───── Data block
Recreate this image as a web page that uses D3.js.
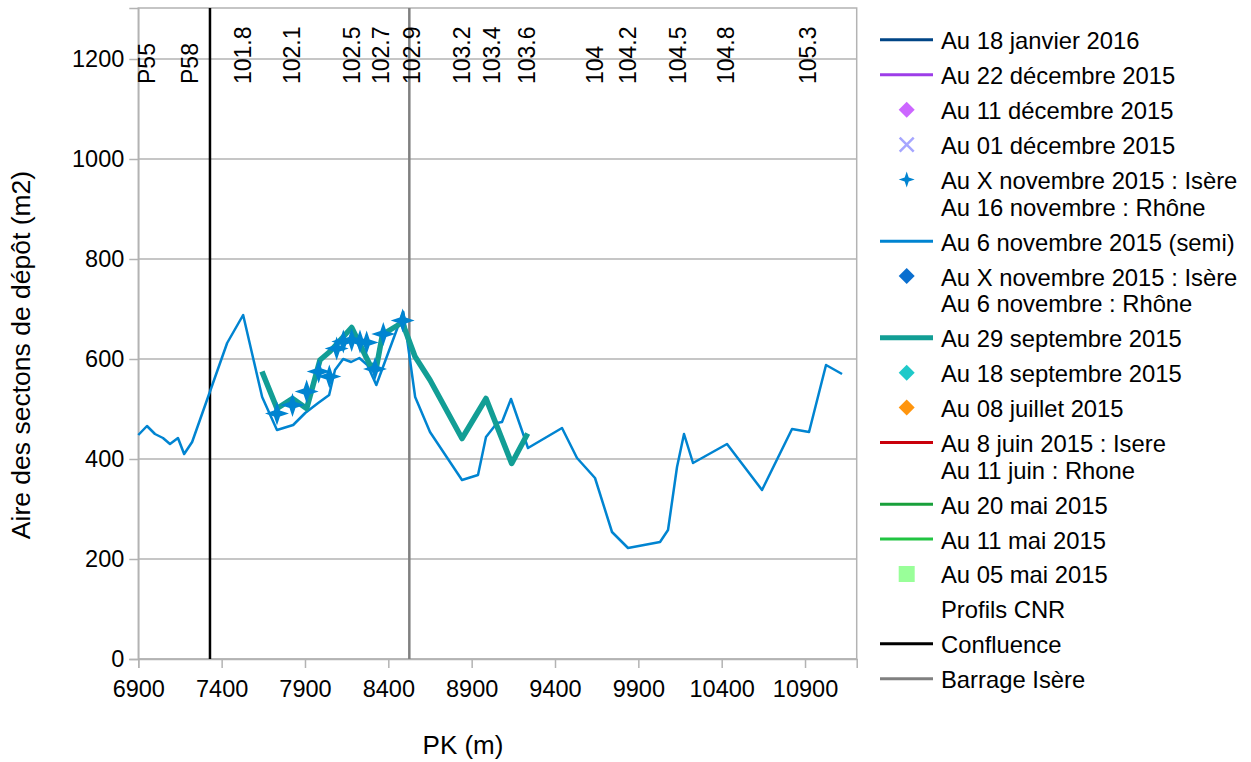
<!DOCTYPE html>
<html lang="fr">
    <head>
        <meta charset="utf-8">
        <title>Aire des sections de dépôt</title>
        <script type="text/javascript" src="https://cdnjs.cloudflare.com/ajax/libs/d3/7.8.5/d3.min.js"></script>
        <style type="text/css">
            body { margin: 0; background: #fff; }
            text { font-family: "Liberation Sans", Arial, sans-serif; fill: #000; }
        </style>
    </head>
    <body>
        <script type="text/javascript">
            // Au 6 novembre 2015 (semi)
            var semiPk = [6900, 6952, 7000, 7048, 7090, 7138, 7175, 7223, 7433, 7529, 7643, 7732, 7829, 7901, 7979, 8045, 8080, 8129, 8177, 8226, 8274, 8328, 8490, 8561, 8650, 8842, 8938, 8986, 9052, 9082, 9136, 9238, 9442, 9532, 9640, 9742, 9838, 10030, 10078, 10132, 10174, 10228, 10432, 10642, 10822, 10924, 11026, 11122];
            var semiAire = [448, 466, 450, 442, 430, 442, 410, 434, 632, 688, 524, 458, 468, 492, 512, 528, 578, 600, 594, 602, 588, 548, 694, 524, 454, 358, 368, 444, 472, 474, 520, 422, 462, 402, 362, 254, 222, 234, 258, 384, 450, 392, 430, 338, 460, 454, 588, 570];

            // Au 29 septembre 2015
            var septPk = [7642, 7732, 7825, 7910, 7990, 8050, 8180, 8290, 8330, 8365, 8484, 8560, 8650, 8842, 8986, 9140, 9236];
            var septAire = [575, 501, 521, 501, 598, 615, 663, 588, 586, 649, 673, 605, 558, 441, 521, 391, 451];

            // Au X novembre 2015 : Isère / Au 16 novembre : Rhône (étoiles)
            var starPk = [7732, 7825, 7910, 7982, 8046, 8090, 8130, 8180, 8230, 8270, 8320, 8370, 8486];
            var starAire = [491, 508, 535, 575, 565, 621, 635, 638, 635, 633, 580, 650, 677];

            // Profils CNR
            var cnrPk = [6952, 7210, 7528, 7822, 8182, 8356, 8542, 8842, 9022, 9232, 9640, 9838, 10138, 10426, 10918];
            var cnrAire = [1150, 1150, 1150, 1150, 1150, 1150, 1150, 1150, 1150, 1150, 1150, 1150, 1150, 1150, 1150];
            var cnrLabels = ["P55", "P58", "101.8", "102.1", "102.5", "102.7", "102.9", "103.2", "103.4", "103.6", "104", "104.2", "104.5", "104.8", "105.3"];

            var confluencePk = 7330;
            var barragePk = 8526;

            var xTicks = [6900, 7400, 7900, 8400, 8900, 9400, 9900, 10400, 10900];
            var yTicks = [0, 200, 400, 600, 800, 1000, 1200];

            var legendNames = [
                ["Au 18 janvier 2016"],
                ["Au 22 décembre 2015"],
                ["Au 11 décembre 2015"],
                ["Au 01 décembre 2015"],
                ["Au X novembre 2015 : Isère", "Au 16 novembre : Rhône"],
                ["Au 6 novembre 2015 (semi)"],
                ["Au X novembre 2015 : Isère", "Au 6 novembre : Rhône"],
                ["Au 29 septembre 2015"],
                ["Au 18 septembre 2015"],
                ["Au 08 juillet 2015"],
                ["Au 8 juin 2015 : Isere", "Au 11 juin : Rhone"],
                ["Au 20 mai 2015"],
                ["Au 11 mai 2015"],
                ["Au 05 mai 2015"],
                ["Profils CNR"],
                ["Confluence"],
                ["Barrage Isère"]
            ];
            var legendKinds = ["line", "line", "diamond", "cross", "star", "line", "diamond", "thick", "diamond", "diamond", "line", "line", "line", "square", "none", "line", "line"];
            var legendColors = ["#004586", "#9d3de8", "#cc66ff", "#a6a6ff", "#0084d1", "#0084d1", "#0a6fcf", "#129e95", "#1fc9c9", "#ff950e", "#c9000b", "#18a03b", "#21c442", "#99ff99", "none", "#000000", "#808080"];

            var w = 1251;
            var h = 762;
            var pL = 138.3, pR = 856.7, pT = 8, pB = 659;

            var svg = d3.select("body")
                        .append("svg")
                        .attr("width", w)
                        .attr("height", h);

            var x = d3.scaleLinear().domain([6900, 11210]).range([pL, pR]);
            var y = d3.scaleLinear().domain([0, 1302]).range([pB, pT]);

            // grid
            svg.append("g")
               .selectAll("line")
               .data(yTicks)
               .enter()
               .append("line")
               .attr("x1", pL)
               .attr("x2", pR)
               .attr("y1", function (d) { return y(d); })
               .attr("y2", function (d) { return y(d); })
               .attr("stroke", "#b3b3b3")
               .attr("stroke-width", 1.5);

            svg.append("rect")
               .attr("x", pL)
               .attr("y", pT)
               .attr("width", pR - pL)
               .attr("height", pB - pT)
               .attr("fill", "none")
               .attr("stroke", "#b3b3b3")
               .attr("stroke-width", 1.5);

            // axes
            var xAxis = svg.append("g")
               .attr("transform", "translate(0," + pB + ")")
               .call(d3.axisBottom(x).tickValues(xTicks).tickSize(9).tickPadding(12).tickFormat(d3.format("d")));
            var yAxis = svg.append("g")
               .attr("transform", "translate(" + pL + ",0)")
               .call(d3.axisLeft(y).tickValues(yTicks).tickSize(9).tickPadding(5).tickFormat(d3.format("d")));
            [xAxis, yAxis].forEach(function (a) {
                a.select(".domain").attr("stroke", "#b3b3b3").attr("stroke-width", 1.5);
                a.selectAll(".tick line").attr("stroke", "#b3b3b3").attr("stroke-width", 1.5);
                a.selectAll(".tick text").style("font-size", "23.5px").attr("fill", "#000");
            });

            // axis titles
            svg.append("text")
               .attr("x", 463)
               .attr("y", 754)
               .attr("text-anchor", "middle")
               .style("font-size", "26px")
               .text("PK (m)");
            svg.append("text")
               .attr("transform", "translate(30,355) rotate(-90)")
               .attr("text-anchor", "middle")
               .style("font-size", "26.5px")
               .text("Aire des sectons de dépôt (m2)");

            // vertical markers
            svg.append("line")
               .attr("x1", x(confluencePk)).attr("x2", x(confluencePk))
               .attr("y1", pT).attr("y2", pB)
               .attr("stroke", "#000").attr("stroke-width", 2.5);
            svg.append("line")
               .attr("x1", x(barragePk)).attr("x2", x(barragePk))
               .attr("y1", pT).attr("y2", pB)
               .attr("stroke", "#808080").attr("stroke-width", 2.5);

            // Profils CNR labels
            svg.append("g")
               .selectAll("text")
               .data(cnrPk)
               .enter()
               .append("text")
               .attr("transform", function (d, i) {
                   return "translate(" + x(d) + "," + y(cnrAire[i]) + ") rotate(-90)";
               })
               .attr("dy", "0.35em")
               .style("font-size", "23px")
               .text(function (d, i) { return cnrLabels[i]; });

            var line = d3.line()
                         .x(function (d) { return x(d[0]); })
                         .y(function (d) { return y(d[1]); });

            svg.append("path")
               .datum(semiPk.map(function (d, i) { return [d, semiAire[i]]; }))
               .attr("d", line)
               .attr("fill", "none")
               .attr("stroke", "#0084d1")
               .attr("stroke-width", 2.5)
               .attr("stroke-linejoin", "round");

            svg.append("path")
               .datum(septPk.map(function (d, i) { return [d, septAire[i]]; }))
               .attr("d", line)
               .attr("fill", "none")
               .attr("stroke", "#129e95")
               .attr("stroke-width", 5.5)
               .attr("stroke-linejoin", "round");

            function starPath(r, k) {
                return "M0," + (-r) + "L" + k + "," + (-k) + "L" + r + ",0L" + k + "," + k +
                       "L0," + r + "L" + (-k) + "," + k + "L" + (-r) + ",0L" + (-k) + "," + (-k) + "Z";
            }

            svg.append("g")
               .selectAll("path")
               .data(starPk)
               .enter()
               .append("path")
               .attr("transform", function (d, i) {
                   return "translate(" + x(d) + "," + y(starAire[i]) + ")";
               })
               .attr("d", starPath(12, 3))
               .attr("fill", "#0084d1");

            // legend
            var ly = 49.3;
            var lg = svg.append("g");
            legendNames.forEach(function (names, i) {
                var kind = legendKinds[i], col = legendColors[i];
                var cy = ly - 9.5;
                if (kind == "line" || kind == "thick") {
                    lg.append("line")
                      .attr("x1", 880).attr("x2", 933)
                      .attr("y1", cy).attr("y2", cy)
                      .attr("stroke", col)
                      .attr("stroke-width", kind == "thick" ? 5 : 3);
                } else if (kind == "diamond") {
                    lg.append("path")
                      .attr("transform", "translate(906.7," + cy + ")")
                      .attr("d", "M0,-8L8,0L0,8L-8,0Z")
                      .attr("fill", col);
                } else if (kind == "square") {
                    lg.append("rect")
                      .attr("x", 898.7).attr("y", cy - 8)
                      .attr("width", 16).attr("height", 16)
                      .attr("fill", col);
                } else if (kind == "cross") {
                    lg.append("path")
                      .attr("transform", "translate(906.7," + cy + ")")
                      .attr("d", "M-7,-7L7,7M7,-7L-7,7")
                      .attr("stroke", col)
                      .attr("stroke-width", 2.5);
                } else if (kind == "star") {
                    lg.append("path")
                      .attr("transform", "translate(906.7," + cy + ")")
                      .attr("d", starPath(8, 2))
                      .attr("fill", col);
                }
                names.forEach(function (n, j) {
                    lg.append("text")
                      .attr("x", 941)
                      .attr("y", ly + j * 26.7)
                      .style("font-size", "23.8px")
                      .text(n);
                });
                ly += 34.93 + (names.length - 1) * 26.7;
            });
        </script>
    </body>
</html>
──────────
Aim = Exactly as they appear, print the lines of the listing above from its first line through the line that contains "521, 391, 451];", minus the pictures.

Exercise answer =
Recreate this image as a web page that uses D3.js.
<!DOCTYPE html>
<html lang="fr">
    <head>
        <meta charset="utf-8">
        <title>Aire des sections de dépôt</title>
        <script type="text/javascript" src="https://cdnjs.cloudflare.com/ajax/libs/d3/7.8.5/d3.min.js"></script>
        <style type="text/css">
            body { margin: 0; background: #fff; }
            text { font-family: "Liberation Sans", Arial, sans-serif; fill: #000; }
        </style>
    </head>
    <body>
        <script type="text/javascript">
            // Au 6 novembre 2015 (semi)
            var semiPk = [6900, 6952, 7000, 7048, 7090, 7138, 7175, 7223, 7433, 7529, 7643, 7732, 7829, 7901, 7979, 8045, 8080, 8129, 8177, 8226, 8274, 8328, 8490, 8561, 8650, 8842, 8938, 8986, 9052, 9082, 9136, 9238, 9442, 9532, 9640, 9742, 9838, 10030, 10078, 10132, 10174, 10228, 10432, 10642, 10822, 10924, 11026, 11122];
            var semiAire = [448, 466, 450, 442, 430, 442, 410, 434, 632, 688, 524, 458, 468, 492, 512, 528, 578, 600, 594, 602, 588, 548, 694, 524, 454, 358, 368, 444, 472, 474, 520, 422, 462, 402, 362, 254, 222, 234, 258, 384, 450, 392, 430, 338, 460, 454, 588, 570];

            // Au 29 septembre 2015
            var septPk = [7642, 7732, 7825, 7910, 7990, 8050, 8180, 8290, 8330, 8365, 8484, 8560, 8650, 8842, 8986, 9140, 9236];
            var septAire = [575, 501, 521, 501, 598, 615, 663, 588, 586, 649, 673, 605, 558, 441, 521, 391, 451];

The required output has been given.